Some of the overages are so high they seem unlikely to be accidental. For example, Jeffrey Hurt, the president of Diversified Resources, Inc., contributed $144,300 to federal candidates, more than three times the legal limit of $46,200 per election cycle. Following closely behind him is David Wallace, president and CEO of Wallace Electrical Systems, with $127,700, and John Canning, chairman of Madison Dearborn Partners, with $119,400. All contributed nearly exclusively to Republicans. The most significant Democratic over-contributor was trial lawyer Thomas Fay, who donated $97,450.

When confronted about their contributions, some donors claimed they mistakenly failed to attribute a contribution to a spouse. Yet Donald Simms, CEO of United Mining Company, donated $102,300, while his wife, Susan Simms, contributed $91,300. The Simms contributions went to Republican candidates.

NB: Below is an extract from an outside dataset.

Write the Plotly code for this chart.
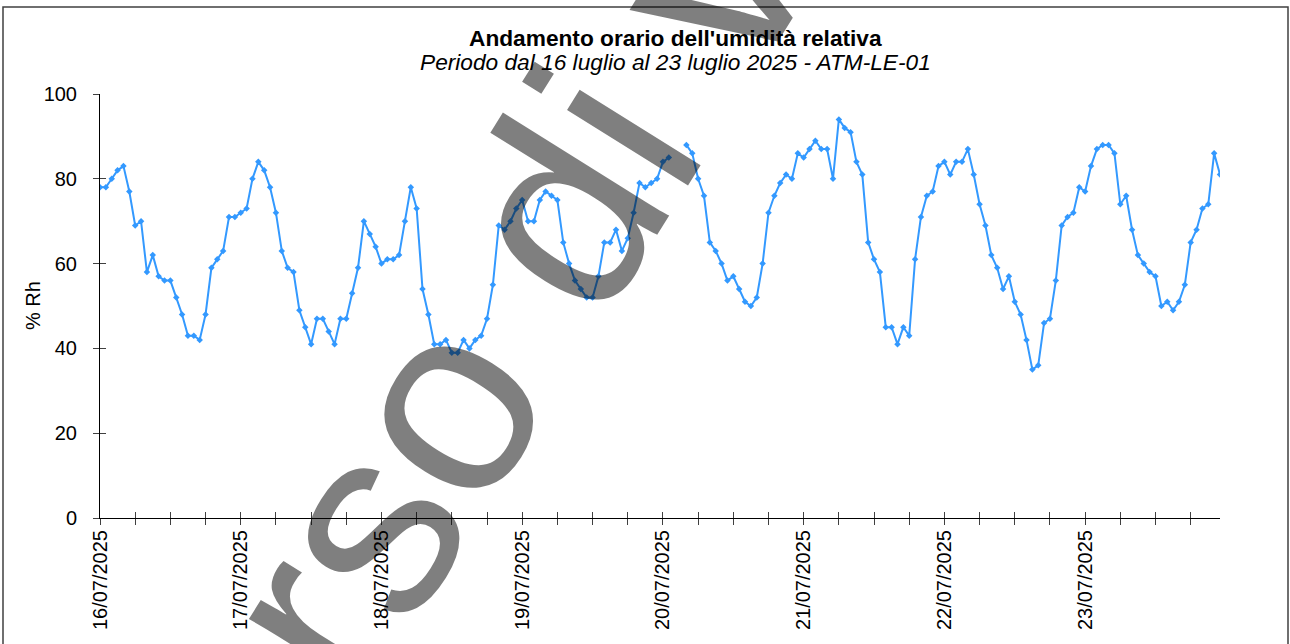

The FEC isn’t likely to crack down hard on someone who mistakenly steps just over the contribution limits. Those who deliberately bound across the line, however, may find themselves in the crosshairs of the Department of Justice as knowing and willful violations of campaign finance law are subject to criminal prosecution. Sloan and Ryan agreed, “If the FEC expects anyone to adhere to contribution limits in the future, commissioners have no choice but to hold these donors accountable.”